PS, I intend to respond on the other issues I have reported where you have asked for clarification, might still take a while though.

pcworld commented 2 years ago

The following further shows how the file can still be written to, and its contents can then be read, but after remounting the file system, the file becomes unreadable again (commands should be run after the shell commands from my previous comment):

/ # echo ho > /mnt/myfile
nova error: 
nova_verify_entry_csum: both entry and its replica fail checksum verification
nova error: 
nova_verify_entry_csum: unable to repair entry errors
/ # cat /mnt/myfile
ho
/ # umount /mnt
nova: Current epoch id: 0
nova: nova_save_inode_list_to_log: 1 inode nodes, pi head 0x375000, tail 0x375010
nova: nova_save_blocknode_mappings_to_log: 1 blocknodes, 1 log pages, pi head 0x376000, tail 0x376010
/ # mount -tNOVA /dev/pmem0 /mnt
nova: 1 cpus online
nova: nova_get_nvmm_info: dev pmem0, phys_addr 0x8000000, virt_addr 0xffff888008000000, size 10485760
nova: measure timing 0, metadata checksum 1, wprotect 0, data checksum 1, data parity 1, DRAM checksum 0
nova: Start NOVA snapshot cleaner thread.
nova: nova_init_inode_list_from_inode: 1 inode nodes
nova: Recovered 0 snapshots, latest epoch ID 0
nova: NOVA: Normal shutdown
nova: Current epoch id: 0
nova: Running snapshot cleaner thread
/ # cat /mnt/myfile
nova error: 
nova_verify_entry_csum: both entry and its replica fail checksum verification
nova error: 
nova_verify_entry_csum: unable to repair entry errors

I think this can be considered a bug in any case, even if the checksum persistence is fixed.
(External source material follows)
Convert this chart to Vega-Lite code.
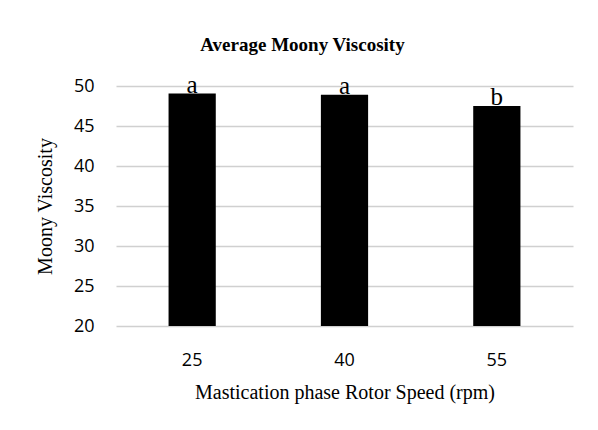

If the file system is so broken that files cannot be read again after a remount, the corresponding write calls should fail, or alternatively, recovery should be successful. This issue could not only result from a crash, but also from other kinds of data corruption.

pcworld commented 2 years ago

This bug is probably fixed by PR #129.

I can not reproduce the I/O error anymore with PR #129. Leaving the issue open though for the reasons stated in my last two comments.